带有戏剧性的是,罗斯福拒绝为宣布提名的仪式等待数周。他摒弃了传统,包下一架飞机飞去了芝加哥,立刻做了一个提名演讲,承诺要进行“新政”(这是这个词语在公众面前首次出现。莫利可能是想到了斯图亚特·蔡斯的书《新政》,所以在6周前给罗斯福的一份便函中使用了这个词语,罗斯福正好利用了它)。
这个提名演说的缘起本身也带有一点戏剧性。罗斯福和他的智囊团连续几周都在全力准备演讲的草稿。在飞机上的时候,罗斯福做了一些最后的修改。而在芝加哥机场的时候,他遇见了路易斯·豪,豪将另一份手稿塞在了他手中。在芝加哥,豪看到了莫利给他的智囊团撰写的草稿,他很不喜欢,于是写了一份修订版:他现在交给罗斯福的手稿就是这个新版本。当罗斯福在嘈杂的人群中赶往体育场的时候,他没有机会比较这两份文件;直到他站在了演讲台上,面对民主党全国大会的时候,他才将两份草稿放在了一起。在人们欢呼的间歇中,他把两份稿子匆匆扫了一下,然后他就开始了演说。他演说的开头部分是他忠实的豪草拟的第一页内容,余下的部分就是原来智囊团的草稿!
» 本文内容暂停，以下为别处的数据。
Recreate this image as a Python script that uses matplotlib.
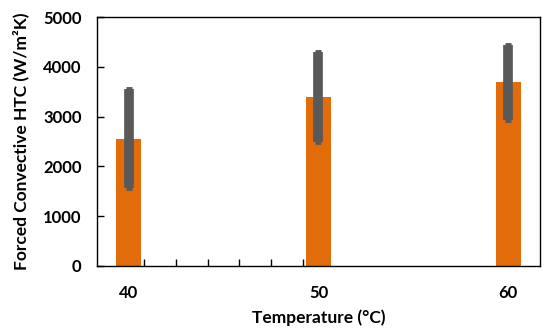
import matplotlib
matplotlib.use("Agg")
import matplotlib.pyplot as plt
import numpy as np

temps = [40, 50, 60]
htc = [2560, 3390, 3690]
err = [1000, 900, 750]
xticklabels = ["40", "50", "60"]

plt.rcParams['font.family'] = ['Lato', 'DejaVu Sans']

fig = plt.figure(figsize=(5.5, 3.32), dpi=100)
ax = fig.add_axes([97/550, (332-266)/332, (540-97)/550, (266-17)/332])

ax.bar(temps, htc, width=1.35, color='#E36C0A', zorder=2)
ax.errorbar(temps, htc, yerr=err, fmt='none', ecolor='#595959',
            elinewidth=7, capsize=2.5, capthick=3.5, zorder=3)

ax.set_xlim(40 - 10/6, 60 + 10/6)
ax.set_ylim(0, 5000)
ax.set_yticks([0, 1000, 2000, 3000, 4000, 5000])
ax.set_xticks(temps)
ax.set_xticklabels(xticklabels)
ax.set_xticks([40 + 10/6*(k + 0.5) for k in range(6)], minor=True)
ax.tick_params(axis='x', which='major', length=0, pad=14, labelsize=12)
ax.tick_params(axis='x', which='minor', direction='in', length=5, width=1)
ax.tick_params(axis='y', direction='in', length=5, width=1, labelsize=12, pad=11)
for lab in ax.get_xticklabels() + ax.get_yticklabels():
    lab.set_fontweight('bold')
for s in ax.spines.values():
    s.set_linewidth(1)
    s.set_color('black')

ax.set_xlabel('Temperature (°C)', fontsize=12.5, fontweight='bold', labelpad=6)
ax.set_ylabel('Forced Convective HTC (W/m²K)', fontsize=12.5, fontweight='bold', labelpad=10)

fig.savefig('out.png', dpi=100)
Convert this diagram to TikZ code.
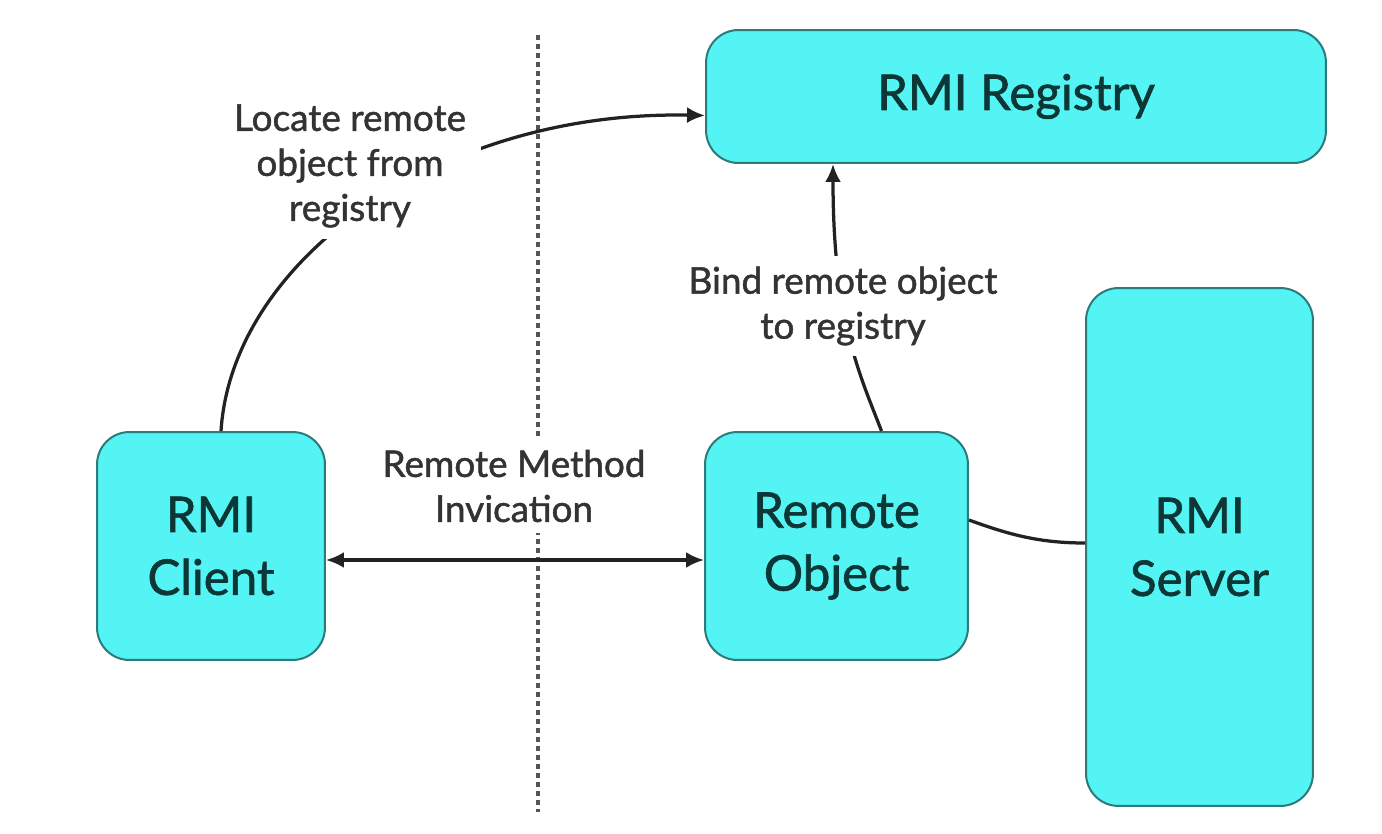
\documentclass[tikz,border=0pt]{standalone}
\usepackage{fontspec}
\setmainfont{Lato}[BoldFont=Lato, BoldFeatures={FakeBold=1.3}]
\usetikzlibrary{calc,arrows.meta}
\definecolor{boxfill}{HTML}{55F4F4}
\definecolor{boxline}{HTML}{2C7A7A}
\definecolor{boxtext}{HTML}{0D3636}
\definecolor{lbltext}{HTML}{333333}
\definecolor{conncol}{HTML}{222222}
\definecolor{sepcol}{HTML}{555555}
\tikzset{
  box/.style={draw=boxline, line width=0.04cm, fill=boxfill, rounded corners=0.65cm,
    text=boxtext, align=center, inner sep=0pt,
    font=\fontsize{28}{35.8}\selectfont\bfseries},
  lbl/.style={fill=white, text=lbltext, align=center, inner xsep=0.3cm, inner ysep=0.22cm,
    font=\fontsize{21}{25.6}\selectfont\bfseries},
  conn/.style={draw=conncol, line width=0.065cm},
  arr/.style={conn, -{Latex[length=0.36cm,width=0.32cm]}},
  darr/.style={conn, {Latex[length=0.36cm,width=0.32cm]}-{Latex[length=0.36cm,width=0.32cm]}},
  sep/.style={draw=sepcol, line width=0.07cm, dash pattern=on 0.1cm off 0.08cm}
}
\begin{document}
\begin{tikzpicture}[x=0.02cm,y=-0.02cm]
\useasboundingbox[fill=white] (0,0) rectangle (1382,834);
% separator
\coordinate (dtop) at (538,35);
\coordinate (dbot) at (538,812);
\draw[sep] (dtop) -- (dbot);
% boxes
\node[box, minimum width=12.4cm, minimum height=2.66cm] (reg) at (1016,96.5) {RMI Registry};
\node[box, minimum width=4.56cm, minimum height=4.56cm] (client) at (211,546) {RMI\\Client};
\node[box, minimum width=5.26cm, minimum height=4.56cm] (obj) at (836.5,546) {Remote\\Object};
\node[box, minimum width=4.54cm, minimum height=10.36cm] (server) at (1199.5,547) {RMI\\Server};
% connectors
\draw[arr] ($(client.north)+(10,0)$) .. controls (232,260) and (440,110) .. ($(reg.west)+(0,19)$);
\draw[arr] ($(obj.north)+(45,0)$) .. controls (860,375) and (833,320) .. ($(reg.south)+(-183,0)$);
\draw[darr] ($(client.east)+(0,14)$) -- ($(obj.west)+(0,14)$);
\draw[conn] ($(obj.east)+(0,-26)$) .. controls (1010,535) and (1040,543) .. ($(server.west)+(0,-4)$);
% labels
\node[lbl] (locate) at (350,166) {Locate remote\\object from\\registry};
\node[lbl] (rmi) at (514,486) {Remote Method\\Invication};
\node[lbl] (bind) at (843,306) {Bind remote object\\to registry};
\end{tikzpicture}
\end{document}
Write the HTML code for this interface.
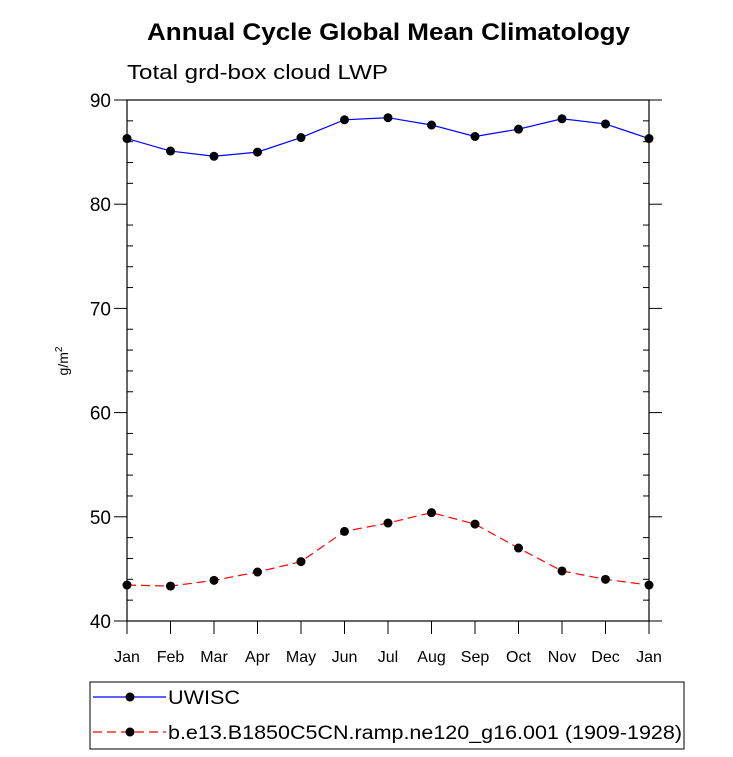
<!DOCTYPE html>
<html><head><meta charset="utf-8"><style>body{margin:0;background:#fff}svg{display:block;font-family:"Liberation Sans",sans-serif}</style></head>
<body>
<svg id="c" width="733" height="757">
<text x="147" y="40" textLength="483" lengthAdjust="spacingAndGlyphs" font-size="24" font-weight="bold">Annual Cycle Global Mean Climatology</text>
<text x="127" y="79" textLength="261" lengthAdjust="spacingAndGlyphs" font-size="20">Total grd-box cloud LWP</text>
<text transform="translate(68,361) rotate(-90)" text-anchor="middle" font-size="14">g/m<tspan dy="-6" font-size="10">2</tspan></text>
<g id="axes"></g><g id="series"></g>
<g>
<rect x="90" y="682" width="594" height="67" fill="none" stroke="#000" stroke-width="1"/>
<line x1="93" y1="697" x2="166" y2="697" stroke="#0000ff" stroke-width="1.2"/>
<circle cx="130" cy="697" r="4.5" fill="#000"/>
<text x="168" y="704" textLength="72" lengthAdjust="spacingAndGlyphs" font-size="19">UWISC</text>
<line x1="93" y1="732" x2="166" y2="732" stroke="#ff0000" stroke-width="1.2" stroke-dasharray="9,5"/>
<circle cx="130" cy="732" r="4.5" fill="#000"/>
<text x="168" y="739" textLength="514" lengthAdjust="spacingAndGlyphs" font-size="19">b.e13.B1850C5CN.ramp.ne120_g16.001 (1909-1928)</text>
</g>
</svg>
<script>
const months=["Jan","Feb","Mar","Apr","May","Jun","Jul","Aug","Sep","Oct","Nov","Dec","Jan"];
const uwisc=[86.3,85.1,84.6,85.0,86.4,88.1,88.3,87.6,86.5,87.2,88.2,87.7,86.3];
const model=[43.45,43.35,43.9,44.7,45.7,48.6,49.4,50.4,49.3,47.0,44.8,44.0,43.45];
const yTicks=[40,50,60,70,80,90];
const L=127,R=649,T=100,B=621,ymin=40,ymax=90;
const NS="http://www.w3.org/2000/svg";
const X=i=>L+(R-L)*i/(months.length-1);
const Y=v=>B-(B-T)*(v-ymin)/(ymax-ymin);
const ax=document.getElementById('axes'),se=document.getElementById('series');
function mk(t,a,p){const e=document.createElementNS(NS,t);for(const k in a)e.setAttribute(k,a[k]);p.appendChild(e);return e;}
const fr=mk('rect',{x:L,y:T,width:R-L,height:B-T,fill:'none',stroke:'#000','stroke-width':1.2},ax);


for(let v=ymin;v<=ymax;v+=2){const y=Y(v);const maj=(v%10===0);
 if(maj){mk('line',{x1:L-13,y1:y,x2:L,y2:y,stroke:'#000'},ax);mk('line',{x1:R,y1:y,x2:R+13,y2:y,stroke:'#000'},ax);}
 else{mk('line',{x1:L,y1:y,x2:L+6,y2:y,stroke:'#000'},ax);mk('line',{x1:R-6,y1:y,x2:R,y2:y,stroke:'#000'},ax);}}
yTicks.forEach(v=>{const t=mk('text',{x:L-16,y:Y(v)+7,'text-anchor':'end','font-size':19},ax);t.textContent=v;

});
months.forEach((m,i)=>{const x=X(i);mk('line',{x1:x,y1:B,x2:x,y2:B+13,stroke:'#000'},ax);
const t=mk('text',{x:x,y:B+41,'text-anchor':'middle','font-size':16},ax);t.textContent=m;

});
function draw(d,col,dash,name){const pl=mk('polyline',{points:d.map((v,i)=>X(i)+','+Y(v)).join(' '),fill:'none',stroke:col,'stroke-width':1.2,'stroke-dasharray':dash},se);


d.forEach((v,i)=>{const c=mk('circle',{cx:X(i),cy:Y(v),r:4.5,fill:'#000'},se);

});}
draw(uwisc,'#0000ff','none','uwisc');
draw(model,'#ff0000','9,5','model');
</script>
</body></html>
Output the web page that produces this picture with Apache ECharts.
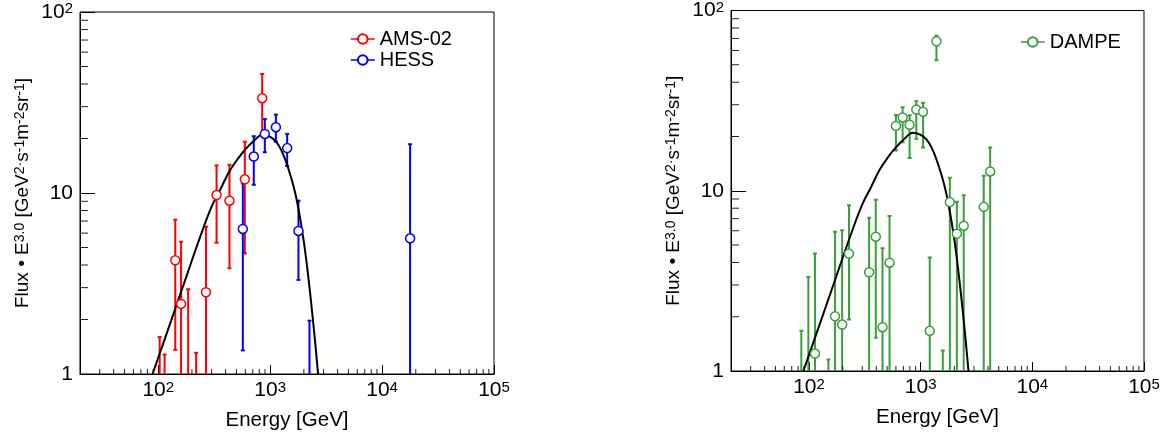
<!DOCTYPE html>
<html>
<head>
<meta charset="utf-8">
<script src="https://cdn.jsdelivr.net/npm/echarts@6/dist/echarts.min.js"></script>
<style>
html, body { margin: 0; padding: 0; background: #fff; }
#chart { width: 1166px; height: 439px; }
</style>
</head>
<body>
<div id="chart"></div>
<script>
// model curve
var curveE = [89, 130, 180, 240, 300, 360, 430, 520, 600, 720, 850, 1000, 1130, 1250, 1380, 1550, 1700, 1900, 2100, 2400, 2680];
var curveV = [1.0, 1.96, 3.51, 5.85, 8.4, 10.5, 13.1, 15.6, 17.4, 19.5, 21.0, 20.4, 19.2, 17.4, 15.0, 12.0, 9.6, 6.6, 4.3, 2.05, 1.0];

// AMS-02 (null = point below the axis, only the bar shows)
var amsE  = [103, 114, 142, 160, 185, 218, 267, 332, 433, 594, 849];
var amsV  = [null, null, 4.25, 2.44, null, null, 2.83, 9.75, 9.07, 11.9, 33.4];
var amsLo = [0.5, 0.5, 1.36, 0.5, 0.5, 0.5, 0.5, 5.31, 3.84, 4.64, 21.4];
var amsHi = [1.60, 1.28, 7.12, 5.38, 2.94, 1.31, 6.51, 14.2, 14.3, 19.2, 45.5];

// HESS
var hessE  = [570, 714, 896, 1125, 1419, 1790, 2245, 17800];
var hessV  = [6.33, 15.9, 21.2, 23.1, 17.7, 6.17, null, 5.62];
var hessLo = [1.35, 11.1, 16.8, 19.2, 14.1, 3.31, 0.5, 0.5];
var hessHi = [11.3, 20.6, 25.6, 27.1, 21.2, 9.07, 1.97, 18.6];

// DAMPE
var dampeE  = [85.3, 98.6, 113, 149, 171, 198, 228, 345, 396, 455, 526, 600, 689, 796, 914, 1050, 1205, 1384, 1578, 1824, 2108, 2428, 3670, 4190];
var dampeV  = [null, null, 1.25, null, 2.01, 1.81, 4.48, 3.53, 5.56, 1.75, 3.99, 22.9, 25.5, 23.2, 28.2, 27.4, 1.67, 67.5, null, 8.65, 5.78, 6.40, 8.14, 12.8];
var dampeLo = [0.5, 0.5, 0.5, 0.5, 0.5, 0.5, 1.93, 0.5, 1.53, 0.5, 0.5, 16.7, 18.6, 15.2, 19.4, 17.4, 0.5, 53.0, 0.5, 0.5, 0.5, 0.5, 0.5, 0.5];
var dampeHi = [1.67, 3.32, 4.49, 1.16, 5.93, 6.04, 8.32, 7.08, 8.90, 4.80, 7.24, 26.3, 29.1, 26.2, 31.4, 30.8, 4.26, 72.5, 1.30, 11.8, 8.68, 9.45, 12.1, 17.4];

// axis ranges and minor ticks
var xMin = 20, xMax = 100000;
var yMin = 1, yMax = 100;
var tickMantissa = [2, 3, 4, 5, 6, 7, 8, 9];
var xDecades = [10, 100, 1000, 10000];
var yDecades = [1, 10];

var RED = '#ff0000', BLUE = '#0000ff', GREEN = '#3a9e3a';
var FONT = 'Liberation Sans, Arial, Helvetica, sans-serif';

var dom = document.getElementById('chart');
var myChart = echarts.init(dom);

function pairs(xs, ys) {
    var res = [];
    for (var i = 0; i < xs.length; i++) {
        if (ys[i] !== null) res.push([xs[i], ys[i]]);
    }
    return res;
}
function triples(xs, lo, hi) {
    var res = [];
    for (var i = 0; i < xs.length; i++) res.push([xs[i], lo[i], hi[i]]);
    return res;
}

var xMinorData = [], yMinorData = [];
xDecades.forEach(function (d) {
    tickMantissa.forEach(function (m) {
        var v = m * d;
        if (v > xMin && v < xMax) xMinorData.push([v, yMin]);
    });
});
yDecades.forEach(function (d) {
    tickMantissa.forEach(function (m) { yMinorData.push([xMin, m * d]); });
});

function errRender(params, api) {
    var x = api.value(0);
    var top = api.coord([x, api.value(2)]);
    var bot = api.coord([x, api.value(1)]);
    var c = api.visual('color');
    var st = { stroke: c, lineWidth: 2 };
    return {
        type: 'group',
        children: [
            { type: 'line', shape: { x1: top[0], y1: top[1], x2: bot[0], y2: bot[1] }, style: st },
            { type: 'line', shape: { x1: top[0] - 2, y1: top[1], x2: top[0] + 2, y2: top[1] }, style: st },
            { type: 'line', shape: { x1: bot[0] - 2, y1: bot[1], x2: bot[0] + 2, y2: bot[1] }, style: st }
        ]
    };
}
function xMinorRender(params, api) {
    var p = api.coord([api.value(0), api.value(1)]);
    return { type: 'line', shape: { x1: p[0], y1: p[1], x2: p[0], y2: p[1] - 5 }, style: { stroke: '#222', lineWidth: 1 } };
}
function yMinorRender(params, api) {
    var p = api.coord([api.value(0), api.value(1)]);
    return { type: 'line', shape: { x1: p[0], y1: p[1], x2: p[0] + 8, y2: p[1] }, style: { stroke: '#222', lineWidth: 1 } };
}

var supRich = { s: { fontSize: 15, verticalAlign: 'top', padding: [0, 0, 6, 0], fontFamily: FONT, color: '#000' } };
var titleRich = { s: { fontSize: 14, verticalAlign: 'top', fontFamily: FONT, color: '#000' } };

function pow10Label(v) {
    var e = Math.round(Math.log(v) / Math.LN10);
    if (Math.abs(v - Math.pow(10, e)) > 1e-6 * v) return '';
    if (e === 0) return '1';
    if (e === 1) return '10';
    return '10{s|' + e + '}';
}

function makeX(i) {
    return {
        type: 'log', gridIndex: i, min: xMin, max: xMax, logBase: 10,
        name: 'Energy [GeV]', nameLocation: 'middle', nameGap: 36,
        nameTextStyle: { fontSize: 20.5, fontFamily: FONT, color: '#000' },
        axisLine: { lineStyle: { color: '#000', width: 1 } },
        axisTick: { inside: true, length: 9, lineStyle: { color: '#000' } },
        axisLabel: { fontSize: 21, fontFamily: FONT, color: '#000', margin: 6, formatter: pow10Label, rich: supRich, showMinLabel: false },
        splitLine: { show: false }
    };
}
function makeY(i) {
    return {
        type: 'log', gridIndex: i, min: yMin, max: yMax, logBase: 10,
        name: 'Flux \u2022 E{s|3.0} [GeV{s|2\u00b7}s{s|-1}m{s|-2}sr{s|-1}]',
        nameLocation: 'middle', nameGap: 48,
        nameTextStyle: { fontSize: 19, fontFamily: FONT, color: '#000', rich: titleRich },
        axisLine: { lineStyle: { color: '#000', width: 1 } },
        axisTick: { inside: true, length: 15, lineStyle: { color: '#000' } },
        axisLabel: { fontSize: 21, fontFamily: FONT, color: '#000', margin: 7, formatter: pow10Label, rich: supRich },
        splitLine: { show: false }
    };
}

function pointSeries(name, i, data, color) {
    return {
        name: name, type: 'line', xAxisIndex: i, yAxisIndex: i, data: data,
        symbol: 'circle', symbolSize: 9, showSymbol: true, z: 5, clip: true,
        lineStyle: { color: color, width: 1.5, opacity: 0 },
        itemStyle: { color: '#fff', borderColor: color, borderWidth: 1.5 },
        emphasis: { disabled: true }
    };
}
function errSeries(name, i, data, color) {
    return {
        name: name, type: 'custom', xAxisIndex: i, yAxisIndex: i, data: data,
        renderItem: errRender, encode: { x: 0, y: [1, 2] }, clip: true, z: 3,
        itemStyle: { color: color }
    };
}
function curveSeries(i) {
    return {
        name: 'model', type: 'line', xAxisIndex: i, yAxisIndex: i,
        data: pairs(curveE, curveV), smooth: 0.4, showSymbol: false, clip: true, z: 4,
        lineStyle: { color: '#000', width: 2 }
    };
}
function tickSeries(i) {
    return [
        { type: 'custom', xAxisIndex: i, yAxisIndex: i, data: xMinorData, renderItem: xMinorRender, z: 6, silent: true },
        { type: 'custom', xAxisIndex: i, yAxisIndex: i, data: yMinorData, renderItem: yMinorRender, z: 6, silent: true }
    ];
}

var legendCommon = {
    orient: 'vertical', itemWidth: 24, itemHeight: 12, itemGap: 1,
    textStyle: { fontSize: 20, fontFamily: FONT, color: '#000' },
    lineStyle: { opacity: 1, width: 1.5 }
};

option = {
    backgroundColor: '#fff',
    animation: false,
    grid: [
        { left: 80, top: 12, width: 414, height: 362, show: true, borderColor: '#000', borderWidth: 1 },
        { left: 731, top: 8, width: 413, height: 363, show: true, borderColor: '#000', borderWidth: 1 }
    ],
    legend: [
        Object.assign({ data: ['AMS-02', 'HESS'], left: 345, top: 24 }, legendCommon),
        Object.assign({ data: ['DAMPE'], left: 1015, top: 27 }, legendCommon)
    ],
    xAxis: [makeX(0), makeX(1)],
    yAxis: [makeY(0), makeY(1)],
    series: [
        curveSeries(0),
        errSeries('AMS-02 err', 0, triples(amsE, amsLo, amsHi), RED),
        errSeries('HESS err', 0, triples(hessE, hessLo, hessHi), BLUE),
        pointSeries('AMS-02', 0, pairs(amsE, amsV), RED),
        pointSeries('HESS', 0, pairs(hessE, hessV), BLUE),
        curveSeries(1),
        errSeries('DAMPE err', 1, triples(dampeE, dampeLo, dampeHi), GREEN),
        pointSeries('DAMPE', 1, pairs(dampeE, dampeV), GREEN)
    ].concat(tickSeries(0), tickSeries(1))
};

if (option && typeof option === 'object') {
    myChart.setOption(option, true);
}
</script>
</body>
</html>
演说中没有什么大胆之处,至少没有什么内容能比罗斯福这次决定飞过来发表演说更勇敢。埃尔默·戴维斯写道:“很明显,他注意到了有人针对他两面讨好的指控。他承诺说要让他自己的态度更明确,他确实做到了——在禁酒令的政策立场上,他要求废除禁酒令,对民主党以5∶1的表决同意并采纳了它。而对于政纲中的其他方面,他笼统的话语让你无可挑剔,你真的挑不出来什么。然而,这些笼统话语的意思(如果有的话)也只有富兰克林·D.罗斯福和他的上帝才知道。”
在他的演讲中,有许多段落预示了他在随后的总统任期中所采取的有力措施,但是措辞上很含糊。只有在一个地方——也就是他提议说让一群失业的人从事对自然环境保护的工作,他才看起来是真正有了个新颖的计划(这就是美国国家资源保护队的起源)。他认同一些想法而后来又放弃了,就如他说政府“花费太多”并且联邦政府应该树立一个偿付能力的榜样。他“百分之百”地接受新的民主政纲:它是一个简短而详尽的文件,虽然它要求金融改革(正如之后罗斯福努力推动国会通过的那些改革),还要求“农作物剩余的控制”,但它主要代表了过时的自由主义——回归到往日小规模而简单的商业单位以及适度而节省的政府单位,肯定没有任何意向来大规模扩张联邦力量。
在那个1932年的夏天,事情正迅速地发展,想法不停地在翻腾,建议却众说纷纭。民主党的候选人很精明:正视两种方法比坚持不让步更稳妥;而谈论公正比实践公正更稳妥。